Objective
Repeat the data word for word. Do not include the pictures.

---

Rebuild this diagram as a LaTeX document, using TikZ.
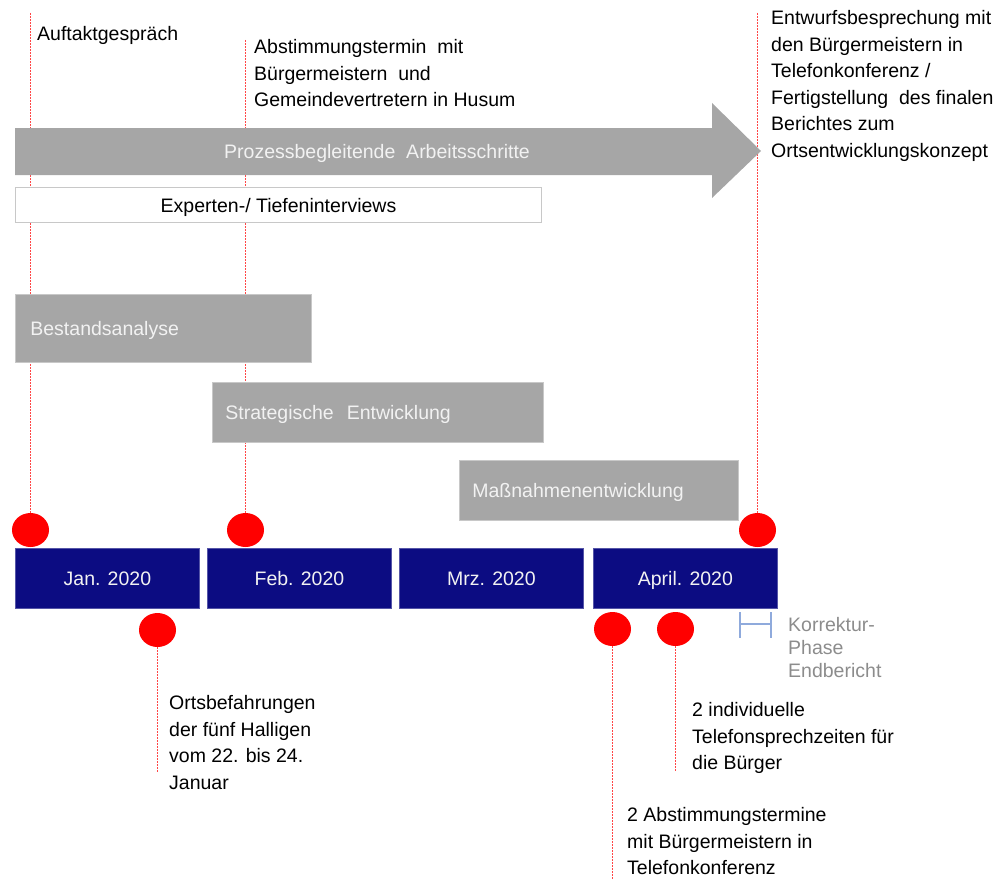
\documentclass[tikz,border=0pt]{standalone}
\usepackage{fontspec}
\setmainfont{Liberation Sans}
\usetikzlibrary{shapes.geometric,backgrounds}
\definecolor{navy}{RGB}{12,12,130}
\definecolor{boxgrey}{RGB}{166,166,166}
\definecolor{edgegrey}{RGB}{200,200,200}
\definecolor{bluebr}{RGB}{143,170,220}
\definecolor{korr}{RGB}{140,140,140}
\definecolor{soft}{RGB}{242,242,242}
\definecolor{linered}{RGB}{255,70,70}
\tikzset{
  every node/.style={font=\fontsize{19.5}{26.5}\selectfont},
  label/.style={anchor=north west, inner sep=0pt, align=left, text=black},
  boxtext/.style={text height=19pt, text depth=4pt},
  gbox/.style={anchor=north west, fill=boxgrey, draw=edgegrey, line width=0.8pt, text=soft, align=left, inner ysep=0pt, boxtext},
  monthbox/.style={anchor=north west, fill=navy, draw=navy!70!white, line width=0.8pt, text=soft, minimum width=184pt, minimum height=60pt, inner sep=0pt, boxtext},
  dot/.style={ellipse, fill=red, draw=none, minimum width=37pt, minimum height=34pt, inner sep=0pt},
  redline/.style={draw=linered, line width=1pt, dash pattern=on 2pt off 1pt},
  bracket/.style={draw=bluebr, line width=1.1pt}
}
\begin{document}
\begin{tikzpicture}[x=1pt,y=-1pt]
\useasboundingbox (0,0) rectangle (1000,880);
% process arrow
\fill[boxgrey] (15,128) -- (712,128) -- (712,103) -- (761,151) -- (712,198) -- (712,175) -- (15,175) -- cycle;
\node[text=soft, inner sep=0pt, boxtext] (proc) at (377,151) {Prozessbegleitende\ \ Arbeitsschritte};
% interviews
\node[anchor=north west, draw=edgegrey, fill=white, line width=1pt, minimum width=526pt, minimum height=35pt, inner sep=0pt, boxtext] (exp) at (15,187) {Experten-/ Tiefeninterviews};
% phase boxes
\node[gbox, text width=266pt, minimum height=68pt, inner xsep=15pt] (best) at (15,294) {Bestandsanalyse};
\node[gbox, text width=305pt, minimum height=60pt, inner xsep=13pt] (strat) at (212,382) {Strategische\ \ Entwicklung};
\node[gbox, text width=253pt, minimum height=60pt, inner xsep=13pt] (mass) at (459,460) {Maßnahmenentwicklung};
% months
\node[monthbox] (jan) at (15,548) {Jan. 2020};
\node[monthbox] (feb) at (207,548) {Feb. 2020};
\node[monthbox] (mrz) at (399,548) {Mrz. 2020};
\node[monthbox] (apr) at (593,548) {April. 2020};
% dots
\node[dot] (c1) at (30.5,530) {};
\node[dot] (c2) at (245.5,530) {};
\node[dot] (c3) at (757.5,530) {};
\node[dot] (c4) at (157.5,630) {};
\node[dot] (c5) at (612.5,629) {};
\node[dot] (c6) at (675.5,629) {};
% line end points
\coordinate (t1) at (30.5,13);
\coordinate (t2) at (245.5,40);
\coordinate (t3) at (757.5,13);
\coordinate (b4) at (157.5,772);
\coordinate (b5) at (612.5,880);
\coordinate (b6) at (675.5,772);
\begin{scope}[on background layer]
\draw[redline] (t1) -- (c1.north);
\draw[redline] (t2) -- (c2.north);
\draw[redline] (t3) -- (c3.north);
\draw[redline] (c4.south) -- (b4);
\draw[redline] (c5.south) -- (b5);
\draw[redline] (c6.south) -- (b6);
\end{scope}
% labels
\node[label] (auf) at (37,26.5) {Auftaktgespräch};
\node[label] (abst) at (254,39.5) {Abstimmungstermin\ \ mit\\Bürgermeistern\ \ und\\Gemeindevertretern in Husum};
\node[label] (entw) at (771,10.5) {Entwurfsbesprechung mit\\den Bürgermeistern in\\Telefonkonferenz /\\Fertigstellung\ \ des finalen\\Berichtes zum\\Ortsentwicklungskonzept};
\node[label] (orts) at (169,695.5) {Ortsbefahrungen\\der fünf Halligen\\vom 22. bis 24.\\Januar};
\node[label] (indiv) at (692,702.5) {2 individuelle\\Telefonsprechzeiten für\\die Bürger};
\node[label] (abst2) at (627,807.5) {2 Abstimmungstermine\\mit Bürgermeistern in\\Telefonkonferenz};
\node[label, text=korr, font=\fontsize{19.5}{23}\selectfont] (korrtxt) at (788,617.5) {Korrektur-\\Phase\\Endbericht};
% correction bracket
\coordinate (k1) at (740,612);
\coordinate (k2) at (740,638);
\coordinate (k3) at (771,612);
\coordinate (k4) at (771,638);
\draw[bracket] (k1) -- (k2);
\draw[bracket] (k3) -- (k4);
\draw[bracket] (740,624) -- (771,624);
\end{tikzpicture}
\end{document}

---

Written solution
Rebuild this diagram as a LaTeX document, using TikZ.
\documentclass[tikz,border=0pt]{standalone}
\usepackage{fontspec}
\setmainfont{Liberation Sans}
\usetikzlibrary{shapes.geometric,backgrounds}
\definecolor{navy}{RGB}{12,12,130}
\definecolor{boxgrey}{RGB}{166,166,166}
\definecolor{edgegrey}{RGB}{200,200,200}
\definecolor{bluebr}{RGB}{143,170,220}
\definecolor{korr}{RGB}{140,140,140}
\definecolor{soft}{RGB}{242,242,242}
\definecolor{linered}{RGB}{255,70,70}
\tikzset{
  every node/.style={font=\fontsize{19.5}{26.5}\selectfont},
  label/.style={anchor=north west, inner sep=0pt, align=left, text=black},
  boxtext/.style={text height=19pt, text depth=4pt},
  gbox/.style={anchor=north west, fill=boxgrey, draw=edgegrey, line width=0.8pt, text=soft, align=left, inner ysep=0pt, boxtext},
  monthbox/.style={anchor=north west, fill=navy, draw=navy!70!white, line width=0.8pt, text=soft, minimum width=184pt, minimum height=60pt, inner sep=0pt, boxtext},
  dot/.style={ellipse, fill=red, draw=none, minimum width=37pt, minimum height=34pt, inner sep=0pt},
  redline/.style={draw=linered, line width=1pt, dash pattern=on 2pt off 1pt},
  bracket/.style={draw=bluebr, line width=1.1pt}
}
\begin{document}
\begin{tikzpicture}[x=1pt,y=-1pt]
\useasboundingbox (0,0) rectangle (1000,880);
% process arrow
\fill[boxgrey] (15,128) -- (712,128) -- (712,103) -- (761,151) -- (712,198) -- (712,175) -- (15,175) -- cycle;
\node[text=soft, inner sep=0pt, boxtext] (proc) at (377,151) {Prozessbegleitende\ \ Arbeitsschritte};
% interviews
\node[anchor=north west, draw=edgegrey, fill=white, line width=1pt, minimum width=526pt, minimum height=35pt, inner sep=0pt, boxtext] (exp) at (15,187) {Experten-/ Tiefeninterviews};
% phase boxes
\node[gbox, text width=266pt, minimum height=68pt, inner xsep=15pt] (best) at (15,294) {Bestandsanalyse};
\node[gbox, text width=305pt, minimum height=60pt, inner xsep=13pt] (strat) at (212,382) {Strategische\ \ Entwicklung};
\node[gbox, text width=253pt, minimum height=60pt, inner xsep=13pt] (mass) at (459,460) {Maßnahmenentwicklung};
% months
\node[monthbox] (jan) at (15,548) {Jan. 2020};
\node[monthbox] (feb) at (207,548) {Feb. 2020};
\node[monthbox] (mrz) at (399,548) {Mrz. 2020};
\node[monthbox] (apr) at (593,548) {April. 2020};
% dots
\node[dot] (c1) at (30.5,530) {};
\node[dot] (c2) at (245.5,530) {};
\node[dot] (c3) at (757.5,530) {};
\node[dot] (c4) at (157.5,630) {};
\node[dot] (c5) at (612.5,629) {};
\node[dot] (c6) at (675.5,629) {};
% line end points
\coordinate (t1) at (30.5,13);
\coordinate (t2) at (245.5,40);
\coordinate (t3) at (757.5,13);
\coordinate (b4) at (157.5,772);
\coordinate (b5) at (612.5,880);
\coordinate (b6) at (675.5,772);
\begin{scope}[on background layer]
\draw[redline] (t1) -- (c1.north);
\draw[redline] (t2) -- (c2.north);
\draw[redline] (t3) -- (c3.north);
\draw[redline] (c4.south) -- (b4);
\draw[redline] (c5.south) -- (b5);
\draw[redline] (c6.south) -- (b6);
\end{scope}
% labels
\node[label] (auf) at (37,26.5) {Auftaktgespräch};
\node[label] (abst) at (254,39.5) {Abstimmungstermin\ \ mit\\Bürgermeistern\ \ und\\Gemeindevertretern in Husum};
\node[label] (entw) at (771,10.5) {Entwurfsbesprechung mit\\den Bürgermeistern in\\Telefonkonferenz /\\Fertigstellung\ \ des finalen\\Berichtes zum\\Ortsentwicklungskonzept};
\node[label] (orts) at (169,695.5) {Ortsbefahrungen\\der fünf Halligen\\vom 22. bis 24.\\Januar};
\node[label] (indiv) at (692,702.5) {2 individuelle\\Telefonsprechzeiten für\\die Bürger};
\node[label] (abst2) at (627,807.5) {2 Abstimmungstermine\\mit Bürgermeistern in\\Telefonkonferenz};
\node[label, text=korr, font=\fontsize{19.5}{23}\selectfont] (korrtxt) at (788,617.5) {Korrektur-\\Phase\\Endbericht};
% correction bracket
\coordinate (k1) at (740,612);
\coordinate (k2) at (740,638);
\coordinate (k3) at (771,612);
\coordinate (k4) at (771,638);
\draw[bracket] (k1) -- (k2);
\draw[bracket] (k3) -- (k4);
\draw[bracket] (740,624) -- (771,624);
\end{tikzpicture}
\end{document}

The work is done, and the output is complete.